Graduating quickly from home-dubbed demos on dollar store cassettes, Gorilla Biscuits’ larger introduction to the world was a track on the legendary New York City Hardcore 1987 – Together compilation, followed by seven song EP released in 1988. From the charging bass rumble of the opening track “High Hopes” to the menacing, but also, a little welcoming gorilla wearing a Champion reverse weave hoodie on the cover, GB had arrived, immediately endearing themselves to the thugs, sneaker skins, punks, straight edgers, outcasts, and anyone else fighting to get a piece of the stage in the pit.

With the still unnamed Gorilla as their official mascot, the band continued to spread the gospel of Biscuit Power until they disbanded in 1992 only to return to active status in 2005, as well as releasing a two-song, limited run single of newish material.

The Hundreds X Gorilla Biscuits celebrates the 30th anniversary of the band’s self-titled 7″ and new pressing on Revelation Records with new art from Billy Sidebyside, the elusive creative whose iconic gorilla in a Champion hoodie graced that original definitive EP’s cover. The Hundreds tapped Billy to create a new version of his original Gorilla Biscuits design for this collaboration. The artwork is featured on a Champion Reverse Weave hoodie in true NYHC spirit, and a T-shirt and long-sleeve T-shirt.

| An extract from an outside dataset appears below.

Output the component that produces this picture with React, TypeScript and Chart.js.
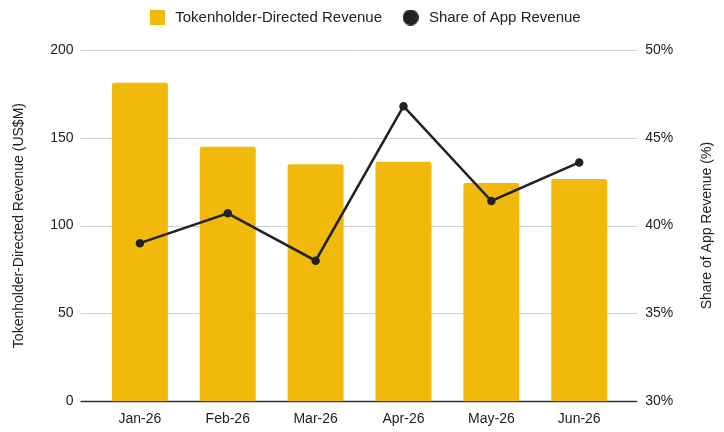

Having created images that have become part of New York City hardcore’s visual identity, Brian “Billy Bitter” Clark’s illustrations embody the energy, urgency, and urban edge associated with the genre. In an era where everyone’s skillset was a sharp tool waiting to be leveraged, he began creating flyer art, as well as starting the band Side by Side, with Jules Masse. Following the dissolution of Side by Side, who left behind a terse yet potent discography available on Revelation Records, Clark immediately immersed himself in a successful commercial career, creating comics, such as Bad Moon, Fly In My Eye, and King of the Dead, before taking his skills to the WWE as Senior Art Director and most recently adidas, where he spent a decade as Creative Manager. He’s also worked on the MTV’s Celebrity Deathmatch and The Tick animated series.